(Data items)
++++++

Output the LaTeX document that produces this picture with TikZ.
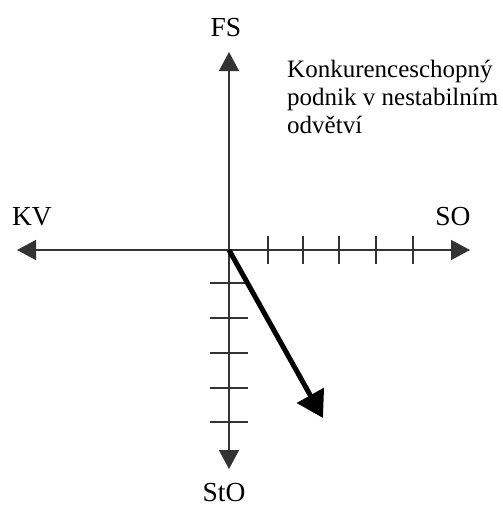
\documentclass[tikz,border=0pt]{standalone}
\usepackage{fontspec}
\setmainfont{Liberation Serif}
\usetikzlibrary{arrows.meta}
\begin{document}
\begin{tikzpicture}[x=1pt,y=-1pt,
  axis/.style={line width=1.4pt,draw=black!80},
  tick/.style={line width=1.3pt,draw=black!80},
  vec/.style={line width=5pt,-{Triangle[length=26pt,width=30pt]}},
  axlabel/.style={inner sep=0pt,font=\fontsize{27.5}{32}\selectfont},
  note/.style={inner sep=0pt,align=left,font=\fontsize{25}{28}\selectfont}]
\useasboundingbox (0,0) rectangle (503,506);
\coordinate (O) at (229,250);
\coordinate (top) at (229,52);
\coordinate (bot) at (229,469);
\coordinate (left) at (17,250);
\coordinate (right) at (470,250);
\coordinate (vt) at (323,418);
% axes
\draw[axis,{Triangle[length=19pt,width=20pt]}-{Triangle[length=19pt,width=20pt]}] (left) -- (right);
\draw[axis,{Triangle[length=19pt,width=20pt]}-{Triangle[length=19pt,width=20pt]}] (top) -- (bot);
% ticks on SO axis
\foreach \x in {268,303,339,376,413}{
  \draw[tick] (\x,236) -- (\x,264);
}
% ticks on StO axis
\foreach \y in {283,318,353,388,422}{
  \draw[tick] (210,\y) -- (248,\y);
}
% vector
\draw[vec] (O) -- (vt);
% labels
\node[axlabel] (fs) at (226,28) {FS};
\node[axlabel] (kv) at (32,217) {KV};
\node[axlabel] (so) at (453,217) {SO};
\node[axlabel,text depth=0pt,anchor=base] (sto) at (224,501) {StO};
\node[note,anchor=north west] (txt) at (287,60) {Konkurenceschopný\\podnik v nestabilním\\odvětví};
\end{tikzpicture}
\end{document}
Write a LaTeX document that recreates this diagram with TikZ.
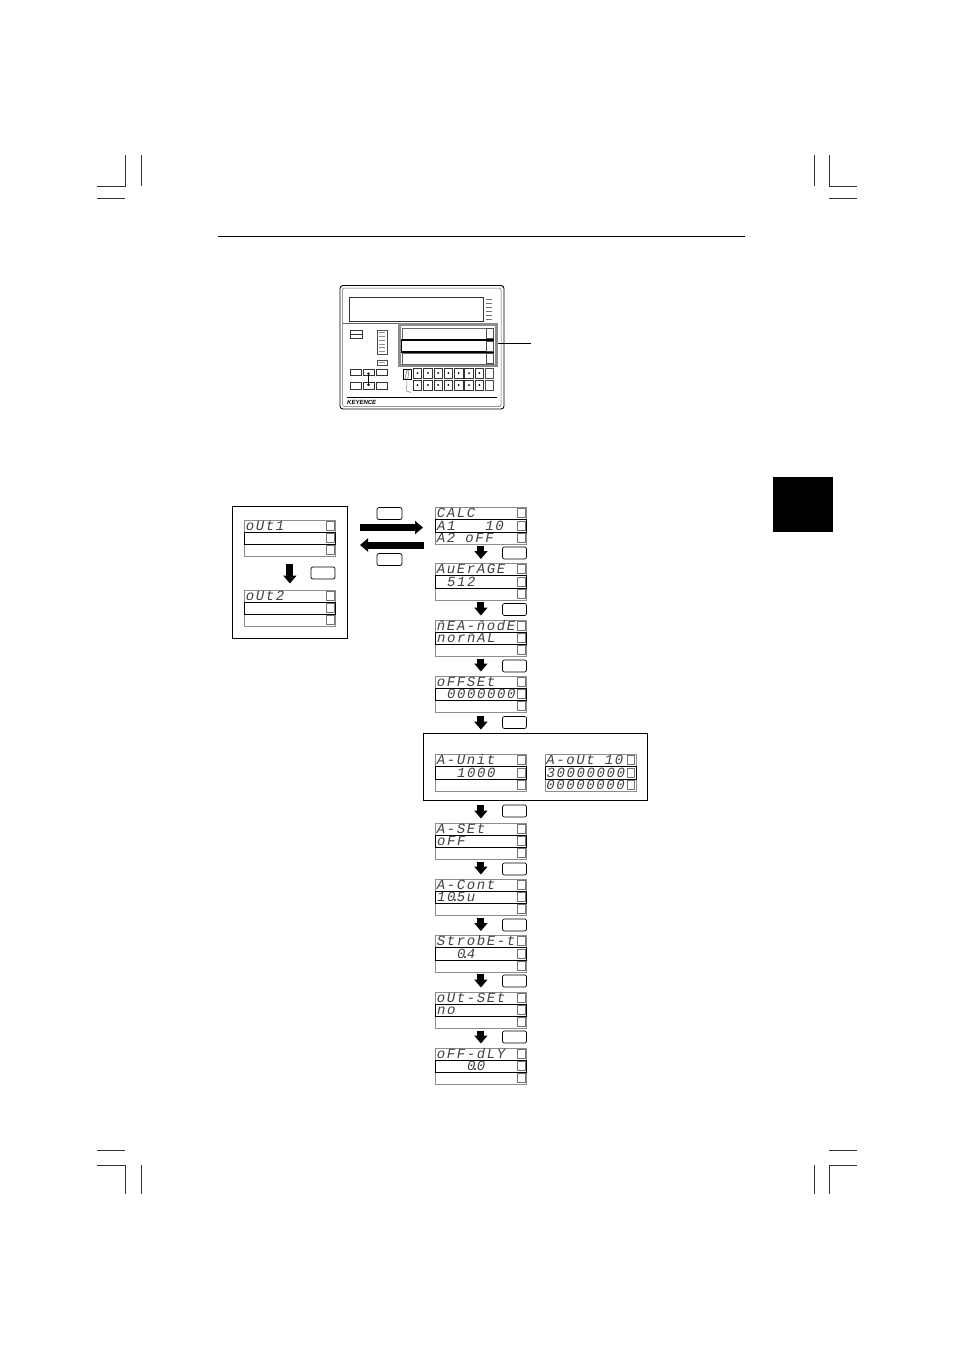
\documentclass[tikz,border=0pt]{standalone}
\usepackage{fontspec}
\usetikzlibrary{arrows.meta, positioning, calc}
\newfontfamily\segfamily[LetterSpace=11.4]{Liberation Mono}
\newfontfamily\logofamily{Liberation Sans}
\newcommand{\gap}{\hspace*{10pt}}
\newcommand{\segdot}{\kern-4pt.\kern-3pt }
\newcommand{\dispanel}[6]{%
    \node[disprow] (#1a) at (#2,#3) {#4};
    \node[disprow] (#1c) at (#2,#3+24.5) {#6};
    \node[disprow, midrow] (#1b) at (#2,#3+12) {#5};
    \node[sidekey] (#1ka) at (#2+86.5,#3+6) {};
    \node[sidekey] (#1kb) at (#2+86.5,#3+18.5) {};
    \node[sidekey] (#1kc) at (#2+86.5,#3+30.5) {};
}
\begin{document}
\begin{tikzpicture}[
        x=1pt, y=-1pt,
        disprow/.style={rectangle, anchor=north west, draw=black!45, line width=0.8pt, minimum width=91pt, minimum height=12pt, inner xsep=1.5pt, inner ysep=0pt, text width=88pt, align=left, text height=9pt, text depth=0pt, text=black!75, font=\segfamily\itshape\fontsize{14}{14}\selectfont},
        midrow/.style={draw=black, line width=1.1pt, minimum height=12.5pt},
        sidekey/.style={rectangle, draw=black!55, line width=0.8pt, minimum width=7.5pt, minimum height=9pt, inner sep=0pt},
        softkey/.style={rectangle, draw=black, line width=0.7pt, rounded corners=2pt, minimum width=24pt, minimum height=12pt, inner sep=0pt},
        framebox/.style={rectangle, draw=black, line width=0.8pt, inner sep=0pt},
        blockarrow/.style={-{Triangle[length=8pt,width=13pt]}, line width=7pt, shorten <=2pt, shorten >=4pt},
        crop/.style={line width=0.6pt, draw=black!80},
        unitkey/.style={rectangle, draw=black!80, line width=0.6pt, minimum width=8.5pt, minimum height=10pt, inner sep=0pt},
        smallkey/.style={rectangle, draw=black!80, line width=0.6pt, minimum width=11pt, minimum height=6.5pt, inner sep=0pt},
        keydot/.style={circle, fill=black, minimum size=2pt, inner sep=0pt}
    ]
        \path[fill=white, use as bounding box] (0,0) rectangle (954,1350);

        \draw[crop] (125,155) -- (125,186) -- (97,186);
        \draw[crop] (141,155) -- (141,186);
        \draw[crop] (97,198) -- (125,198);
        \draw[crop] (814,155) -- (814,186);
        \draw[crop] (829,155) -- (829,186) -- (857,186);
        \draw[crop] (829,198) -- (857,198);
        \draw[crop] (97,1150) -- (125,1150);
        \draw[crop] (97,1165) -- (125,1165) -- (125,1194);
        \draw[crop] (141,1165) -- (141,1194);
        \draw[crop] (829,1150) -- (857,1150);
        \draw[crop] (857,1165) -- (829,1165) -- (829,1194);
        \draw[crop] (814,1165) -- (814,1194);
        \draw[line width=0.9pt] (218,236.5) -- (745,236.5);
        \fill[black] (773,477) rectangle (833,532);

        \draw[line width=0.9pt, rounded corners=3pt] (340,285.5) rectangle (504,409);
        \draw[line width=0.5pt, draw=black!60, rounded corners=2pt] (342.5,288) rectangle (501,406.5);
        \draw[line width=0.6pt, draw=black!60] (342.5,323.5) -- (398,323.5);
        \node[rectangle, draw=black!80, line width=0.6pt, minimum width=134pt, minimum height=24pt, inner sep=0pt] (devscreen) at (416,309) {};
        \foreach \i in {0,...,5} {
            \draw[line width=0.6pt, draw=black!55] (486,299+4*\i) -- (492,299+4*\i);
        }
        \node[rectangle, draw=black!45, line width=3.5pt, minimum width=97pt, minimum height=41pt, inner sep=0pt] (devframe) at (448,345) {};
        \node[rectangle, draw=black!60, line width=0.6pt, minimum width=91pt, minimum height=11pt, inner sep=0pt] (devrowa) at (447.5,333.5) {};
        \node[rectangle, draw=black!60, line width=0.6pt, minimum width=91pt, minimum height=11pt, inner sep=0pt] (devrowc) at (447.5,358.5) {};
        \node[rectangle, draw=black, line width=1.1pt, minimum width=92pt, minimum height=12pt, inner sep=0pt] (devrowb) at (447.5,346) {};
        \node[sidekey, fill=white, minimum height=10pt, minimum width=7pt, draw=black!70] (devka) at (489.5,333.5) {};
        \node[sidekey, fill=white, minimum height=10pt, minimum width=7pt, draw=black!70] (devkb) at (489.5,346) {};
        \node[sidekey, fill=white, minimum height=10pt, minimum width=7pt, draw=black!70] (devkc) at (489.5,358.5) {};
        \coordinate (leaderend) at (531,343.5);
        \draw[line width=0.6pt] (devframe.east |- leaderend) -- (leaderend);

        \node[rectangle, draw=black!80, line width=0.8pt, minimum width=12pt, minimum height=7.5pt, inner sep=0pt] (devmode) at (356,334.5) {};
        \draw[line width=0.6pt, draw=black!80] (devmode.west) -- (devmode.east);
        \node[rectangle, draw=black!70, line width=0.6pt, minimum width=10pt, minimum height=24pt, inner sep=0pt] (devbar) at (382,342) {};
        \foreach \i in {0,...,5} {
            \draw[line width=0.6pt, draw=black!45] (379,332.5+3.8*\i) -- (385,332.5+3.8*\i);
        }
        \node[rectangle, draw=black!70, line width=0.6pt, minimum width=10pt, minimum height=5pt, inner sep=0pt] (devled) at (382,362.5) {};
        \draw[line width=1.2pt, draw=black!40] (379,362.5) -- (385,362.5);
        \node[smallkey] (keyup1) at (356,372.5) {};
        \node[smallkey] (keyup2) at (368.5,372.5) {};
        \node[smallkey] (keyup3) at (381.5,372.5) {};
        \node[smallkey] (keydn1) at (356,386) {};
        \node[smallkey] (keydn2) at (368.5,386) {};
        \node[smallkey] (keydn3) at (381.5,386) {};
        \draw[line width=0.8pt, {Circle[length=2.4pt]}-{Circle[length=2.4pt]}] (keyup2.center) -- (keydn2.center);

        \node[rectangle, draw=black, line width=0.9pt, minimum width=8pt, minimum height=10pt, inner sep=0pt] (devswitch) at (407,374) {};
        \draw[line width=0.5pt, draw=black!60] (405,378) -- (407,370) -- (409,370) -- (408,378) -- cycle;
        \draw[line width=0.5pt, draw=black!45] (devswitch.south) -- (406.5,391) -- (411,392.5);
        \foreach \i in {0,...,6} {
            \node[unitkey] (digup\i) at (417.5+10.3*\i,373) {};
            \node[unitkey] (digdn\i) at (417.5+10.3*\i,385) {};
            \node[keydot] (dotup\i) at (digup\i) {};
            \node[keydot] (dotdn\i) at (digdn\i) {};
        }
        \node[sidekey, draw=black!70, minimum height=10pt] (devkd) at (489.5,373) {};
        \node[sidekey, draw=black!70, minimum height=10pt] (devke) at (489.5,385) {};
        \draw[line width=0.7pt] (347,397) -- (497,397);
        \node[anchor=west, inner sep=0pt, font=\logofamily\bfseries\itshape\fontsize{6}{6}\selectfont] (devlogo) at (347,402.5) {KEYENCE};

        \node[framebox, minimum width=115pt, minimum height=132pt] (outbox) at (289.5,572) {};
        \dispanel{outone}{244}{519.5}{oUt1}{}{}
        \dispanel{outtwo}{244}{589.5}{oUt2}{}{}
        \node[softkey] (outkey) at (323,573) {};
        \draw[blockarrow, shorten <=7pt, shorten >=6pt] (outonec) -- (outtwoa);

        \coordinate (fwdfrom) at (360,527.5);
        \coordinate (fwdto) at (423,527.5);
        \coordinate (backfrom) at (423.5,545);
        \coordinate (backto) at (360,545);
        \draw[blockarrow, shorten <=0pt, shorten >=0pt] (fwdfrom) -- (fwdto);
        \draw[blockarrow, shorten <=0pt, shorten >=0pt] (backfrom) -- (backto);
        \node[softkey, minimum width=25pt] (fwdkey) at (389.5,513.5) {};
        \node[softkey, minimum width=25pt] (backkey) at (389.5,559.5) {};

        \dispanel{calc}{435}{507}{CALC}{A1\gap\gap\gap 10}{A2\gap oFF}
        \dispanel{avg}{435}{563}{AuErAGE}{\gap 512}{}
        \dispanel{mea}{435}{619.5}{\=nEA-\=nodE}{nor\=nAL}{}
        \dispanel{offs}{435}{675.5}{oFFSEt}{\gap 0000000}{}
        \node[framebox, minimum width=224pt, minimum height=67pt] (unitbox) at (535,766.5) {};
        \dispanel{unit}{435}{754}{A-Unit}{\gap\gap 1000}{}
        \dispanel{aout}{544.5}{754}{A-oUt\gap 10}{30000000}{00000000}
        \dispanel{aset}{435}{822.5}{A-SEt}{oFF}{}
        \dispanel{acon}{435}{878.5}{A-Cont}{10\segdot 5u}{}
        \dispanel{strb}{435}{935}{StrobE-t}{\gap\gap 0\segdot 4}{}
        \dispanel{oset}{435}{991.5}{oUt-SEt}{no}{}
        \dispanel{oldy}{435}{1047.5}{oFF-dLY}{\gap\gap\gap 0\segdot 0}{}

        \node[softkey] (key1) at (514.5,553) {};
        \node[softkey] (key2) at (514.5,609.5) {};
        \node[softkey] (key3) at (514.5,666) {};
        \node[softkey] (key4) at (514.5,722.5) {};
        \node[softkey] (key5) at (514.5,811) {};
        \node[softkey] (key6) at (514.5,869) {};
        \node[softkey] (key7) at (514.5,925) {};
        \node[softkey] (key8) at (514.5,981) {};
        \node[softkey] (key9) at (514.5,1037) {};

        \draw[blockarrow] (calcc) -- (avga);
        \draw[blockarrow] (avgc) -- (meaa);
        \draw[blockarrow] (meac) -- (offsa);
        \draw[blockarrow, shorten <=3pt, shorten >=3pt] (offsc) -- (offsc |- unitbox.north);
        \draw[blockarrow, shorten <=5pt] (aseta |- unitbox.south) -- (aseta);
        \draw[blockarrow] (asetc) -- (acona);
        \draw[blockarrow] (aconc) -- (strba);
        \draw[blockarrow] (strbc) -- (oseta);
        \draw[blockarrow] (osetc) -- (oldya);
    \end{tikzpicture}
\end{document}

++++++

### Short exercise
Which lines hold the word "this"? Copy each of them from the records.

### Final result
Output the LaTeX document that produces this picture with TikZ.
Write a LaTeX document that recreates this diagram with TikZ.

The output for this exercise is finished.